▶ **OBJECTIVE**:
Copy out, with no alterations, the lines below running from the one containing "What Altair code" to the one containing "label_expr = json.dumps(x_labels, ensure_ascii=False)", inclusive at each end; pictures are omitted.
>> START INFORMATION GIVEN
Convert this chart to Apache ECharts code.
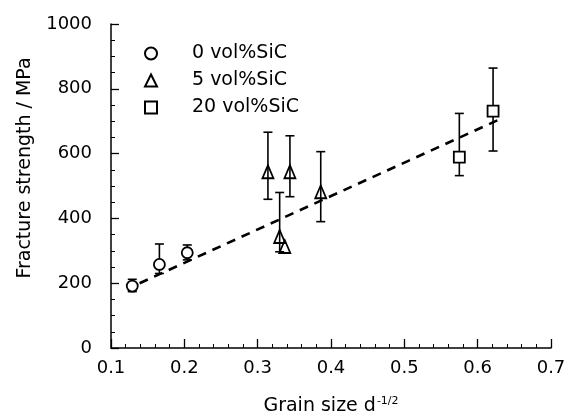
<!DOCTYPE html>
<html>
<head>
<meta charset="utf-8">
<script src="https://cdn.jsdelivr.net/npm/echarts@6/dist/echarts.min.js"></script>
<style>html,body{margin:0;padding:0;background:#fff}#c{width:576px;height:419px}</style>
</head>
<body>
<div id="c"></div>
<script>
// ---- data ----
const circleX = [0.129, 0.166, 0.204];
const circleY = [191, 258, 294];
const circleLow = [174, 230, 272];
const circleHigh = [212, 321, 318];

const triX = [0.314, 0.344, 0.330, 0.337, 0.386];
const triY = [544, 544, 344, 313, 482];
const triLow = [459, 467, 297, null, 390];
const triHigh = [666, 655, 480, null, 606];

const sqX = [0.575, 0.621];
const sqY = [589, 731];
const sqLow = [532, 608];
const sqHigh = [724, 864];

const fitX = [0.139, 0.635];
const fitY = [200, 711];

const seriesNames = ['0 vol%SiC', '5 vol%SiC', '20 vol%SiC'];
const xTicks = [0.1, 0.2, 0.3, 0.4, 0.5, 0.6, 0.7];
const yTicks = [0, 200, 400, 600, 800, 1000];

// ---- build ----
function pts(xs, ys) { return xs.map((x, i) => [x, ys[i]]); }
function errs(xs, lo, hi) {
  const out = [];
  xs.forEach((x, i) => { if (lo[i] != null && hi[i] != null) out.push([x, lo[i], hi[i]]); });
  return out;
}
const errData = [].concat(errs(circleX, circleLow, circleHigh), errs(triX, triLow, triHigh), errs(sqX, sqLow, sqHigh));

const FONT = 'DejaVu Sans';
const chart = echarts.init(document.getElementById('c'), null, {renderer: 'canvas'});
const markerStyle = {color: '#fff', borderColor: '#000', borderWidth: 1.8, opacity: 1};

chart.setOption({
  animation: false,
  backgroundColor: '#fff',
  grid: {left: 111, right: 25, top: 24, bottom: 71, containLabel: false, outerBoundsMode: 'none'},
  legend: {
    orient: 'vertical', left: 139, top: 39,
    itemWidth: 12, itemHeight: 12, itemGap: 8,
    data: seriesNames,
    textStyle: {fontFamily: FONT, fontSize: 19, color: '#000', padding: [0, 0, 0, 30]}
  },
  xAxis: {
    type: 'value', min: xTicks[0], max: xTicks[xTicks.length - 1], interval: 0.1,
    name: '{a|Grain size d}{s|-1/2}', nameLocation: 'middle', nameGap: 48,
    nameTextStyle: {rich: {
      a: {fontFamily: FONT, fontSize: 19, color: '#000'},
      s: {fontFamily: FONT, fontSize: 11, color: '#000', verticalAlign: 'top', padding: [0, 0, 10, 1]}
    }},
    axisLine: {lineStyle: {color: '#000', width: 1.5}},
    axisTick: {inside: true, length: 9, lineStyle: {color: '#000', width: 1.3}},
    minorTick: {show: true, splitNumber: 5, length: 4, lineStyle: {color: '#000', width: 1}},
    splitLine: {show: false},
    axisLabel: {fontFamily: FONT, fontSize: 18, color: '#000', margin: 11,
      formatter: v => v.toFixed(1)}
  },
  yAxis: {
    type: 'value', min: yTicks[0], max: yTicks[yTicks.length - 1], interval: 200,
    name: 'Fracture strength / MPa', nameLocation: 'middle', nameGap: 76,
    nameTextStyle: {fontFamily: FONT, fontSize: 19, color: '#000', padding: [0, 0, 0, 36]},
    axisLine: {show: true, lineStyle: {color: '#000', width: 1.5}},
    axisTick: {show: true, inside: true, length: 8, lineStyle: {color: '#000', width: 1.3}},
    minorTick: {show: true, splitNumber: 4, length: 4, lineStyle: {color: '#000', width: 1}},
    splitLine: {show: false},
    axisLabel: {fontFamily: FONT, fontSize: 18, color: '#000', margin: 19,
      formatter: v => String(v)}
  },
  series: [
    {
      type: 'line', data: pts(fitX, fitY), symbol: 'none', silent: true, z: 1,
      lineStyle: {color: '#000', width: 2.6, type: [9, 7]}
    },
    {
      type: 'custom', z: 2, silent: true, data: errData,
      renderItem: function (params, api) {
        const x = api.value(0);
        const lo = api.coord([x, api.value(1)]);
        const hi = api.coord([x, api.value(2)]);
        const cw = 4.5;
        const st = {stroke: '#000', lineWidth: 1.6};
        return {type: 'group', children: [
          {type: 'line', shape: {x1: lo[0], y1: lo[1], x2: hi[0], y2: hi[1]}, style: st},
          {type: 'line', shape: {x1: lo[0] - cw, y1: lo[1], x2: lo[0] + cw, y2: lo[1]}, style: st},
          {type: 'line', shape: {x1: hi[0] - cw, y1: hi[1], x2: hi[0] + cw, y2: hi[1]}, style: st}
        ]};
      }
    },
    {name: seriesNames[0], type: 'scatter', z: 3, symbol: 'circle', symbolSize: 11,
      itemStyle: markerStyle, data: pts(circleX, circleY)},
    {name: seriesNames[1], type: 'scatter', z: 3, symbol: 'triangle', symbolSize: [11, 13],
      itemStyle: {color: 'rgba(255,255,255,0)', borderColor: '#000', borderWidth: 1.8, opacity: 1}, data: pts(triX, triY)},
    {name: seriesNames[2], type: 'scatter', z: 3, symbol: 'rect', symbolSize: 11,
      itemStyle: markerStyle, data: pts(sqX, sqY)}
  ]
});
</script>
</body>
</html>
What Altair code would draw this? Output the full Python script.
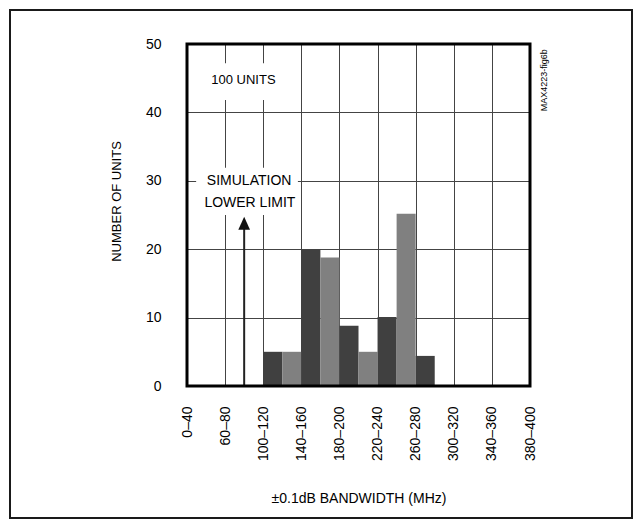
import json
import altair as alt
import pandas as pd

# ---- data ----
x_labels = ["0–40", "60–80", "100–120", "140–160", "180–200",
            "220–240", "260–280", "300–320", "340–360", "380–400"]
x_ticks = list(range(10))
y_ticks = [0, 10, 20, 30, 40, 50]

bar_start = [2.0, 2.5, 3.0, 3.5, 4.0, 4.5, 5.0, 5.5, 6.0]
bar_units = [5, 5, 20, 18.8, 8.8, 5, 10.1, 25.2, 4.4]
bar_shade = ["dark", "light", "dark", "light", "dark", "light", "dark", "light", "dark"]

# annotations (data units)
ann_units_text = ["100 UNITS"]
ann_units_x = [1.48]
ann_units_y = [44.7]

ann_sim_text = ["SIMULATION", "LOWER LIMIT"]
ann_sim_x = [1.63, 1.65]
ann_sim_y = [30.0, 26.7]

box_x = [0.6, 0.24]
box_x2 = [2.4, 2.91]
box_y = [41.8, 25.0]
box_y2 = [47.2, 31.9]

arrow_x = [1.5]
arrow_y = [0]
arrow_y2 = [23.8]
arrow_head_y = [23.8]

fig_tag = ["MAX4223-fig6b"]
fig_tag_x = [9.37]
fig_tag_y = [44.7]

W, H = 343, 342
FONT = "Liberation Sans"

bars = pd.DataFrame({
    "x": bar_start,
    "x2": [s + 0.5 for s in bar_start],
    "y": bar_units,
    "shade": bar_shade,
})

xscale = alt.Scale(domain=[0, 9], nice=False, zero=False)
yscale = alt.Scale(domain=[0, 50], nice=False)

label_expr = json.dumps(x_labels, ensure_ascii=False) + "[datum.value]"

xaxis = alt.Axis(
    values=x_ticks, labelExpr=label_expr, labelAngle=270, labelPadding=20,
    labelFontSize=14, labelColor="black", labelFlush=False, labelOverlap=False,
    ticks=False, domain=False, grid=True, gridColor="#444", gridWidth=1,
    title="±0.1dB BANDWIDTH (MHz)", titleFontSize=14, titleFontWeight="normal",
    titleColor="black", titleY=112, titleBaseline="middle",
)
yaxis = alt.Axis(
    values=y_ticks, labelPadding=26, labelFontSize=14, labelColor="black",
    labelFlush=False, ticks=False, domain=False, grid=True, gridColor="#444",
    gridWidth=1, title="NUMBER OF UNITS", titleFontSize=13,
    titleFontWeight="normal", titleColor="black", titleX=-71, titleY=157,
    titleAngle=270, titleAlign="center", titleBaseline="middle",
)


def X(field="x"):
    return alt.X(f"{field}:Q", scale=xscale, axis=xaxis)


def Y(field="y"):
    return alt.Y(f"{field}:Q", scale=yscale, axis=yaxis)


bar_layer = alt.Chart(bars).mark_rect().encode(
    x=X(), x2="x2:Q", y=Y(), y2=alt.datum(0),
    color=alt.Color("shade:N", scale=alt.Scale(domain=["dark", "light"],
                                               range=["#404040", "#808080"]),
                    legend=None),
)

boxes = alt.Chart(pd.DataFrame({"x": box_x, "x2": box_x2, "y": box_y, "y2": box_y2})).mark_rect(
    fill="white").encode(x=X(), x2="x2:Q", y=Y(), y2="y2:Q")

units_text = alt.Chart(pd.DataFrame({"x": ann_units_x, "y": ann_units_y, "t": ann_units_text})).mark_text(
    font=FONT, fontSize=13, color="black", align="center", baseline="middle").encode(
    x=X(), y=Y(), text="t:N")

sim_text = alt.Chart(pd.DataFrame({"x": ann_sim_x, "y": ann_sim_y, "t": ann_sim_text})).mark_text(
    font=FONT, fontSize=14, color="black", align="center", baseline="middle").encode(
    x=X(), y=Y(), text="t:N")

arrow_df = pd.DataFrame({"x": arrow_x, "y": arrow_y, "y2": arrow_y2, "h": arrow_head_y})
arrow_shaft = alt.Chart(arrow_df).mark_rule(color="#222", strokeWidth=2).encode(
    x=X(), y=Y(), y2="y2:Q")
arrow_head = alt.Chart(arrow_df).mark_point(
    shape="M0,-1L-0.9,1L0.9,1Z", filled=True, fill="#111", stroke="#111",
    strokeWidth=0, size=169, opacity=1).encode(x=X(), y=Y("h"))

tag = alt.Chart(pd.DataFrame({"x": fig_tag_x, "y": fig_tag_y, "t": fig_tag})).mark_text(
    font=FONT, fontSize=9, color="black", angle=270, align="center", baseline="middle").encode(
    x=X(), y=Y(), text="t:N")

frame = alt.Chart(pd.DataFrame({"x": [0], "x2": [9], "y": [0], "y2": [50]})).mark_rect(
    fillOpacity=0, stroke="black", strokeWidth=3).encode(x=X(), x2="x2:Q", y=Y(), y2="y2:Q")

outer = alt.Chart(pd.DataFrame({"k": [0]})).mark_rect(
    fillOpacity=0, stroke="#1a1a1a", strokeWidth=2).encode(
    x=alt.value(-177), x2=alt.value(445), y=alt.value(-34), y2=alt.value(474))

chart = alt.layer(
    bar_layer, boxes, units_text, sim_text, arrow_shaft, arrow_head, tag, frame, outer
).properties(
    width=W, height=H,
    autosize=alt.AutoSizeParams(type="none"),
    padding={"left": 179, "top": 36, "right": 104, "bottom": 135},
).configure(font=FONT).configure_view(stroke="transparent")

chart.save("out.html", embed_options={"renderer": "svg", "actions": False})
>> END INFORMATION GIVEN
▶ **SOLUTION**:
What Altair code would draw this? Output the full Python script.
import json
import altair as alt
import pandas as pd

# ---- data ----
x_labels = ["0–40", "60–80", "100–120", "140–160", "180–200",
            "220–240", "260–280", "300–320", "340–360", "380–400"]
x_ticks = list(range(10))
y_ticks = [0, 10, 20, 30, 40, 50]

bar_start = [2.0, 2.5, 3.0, 3.5, 4.0, 4.5, 5.0, 5.5, 6.0]
bar_units = [5, 5, 20, 18.8, 8.8, 5, 10.1, 25.2, 4.4]
bar_shade = ["dark", "light", "dark", "light", "dark", "light", "dark", "light", "dark"]

# annotations (data units)
ann_units_text = ["100 UNITS"]
ann_units_x = [1.48]
ann_units_y = [44.7]

ann_sim_text = ["SIMULATION", "LOWER LIMIT"]
ann_sim_x = [1.63, 1.65]
ann_sim_y = [30.0, 26.7]

box_x = [0.6, 0.24]
box_x2 = [2.4, 2.91]
box_y = [41.8, 25.0]
box_y2 = [47.2, 31.9]

arrow_x = [1.5]
arrow_y = [0]
arrow_y2 = [23.8]
arrow_head_y = [23.8]

fig_tag = ["MAX4223-fig6b"]
fig_tag_x = [9.37]
fig_tag_y = [44.7]

W, H = 343, 342
FONT = "Liberation Sans"

bars = pd.DataFrame({
    "x": bar_start,
    "x2": [s + 0.5 for s in bar_start],
    "y": bar_units,
    "shade": bar_shade,
})

xscale = alt.Scale(domain=[0, 9], nice=False, zero=False)
yscale = alt.Scale(domain=[0, 50], nice=False)

label_expr = json.dumps(x_labels, ensure_ascii=False) + "[datum.value]"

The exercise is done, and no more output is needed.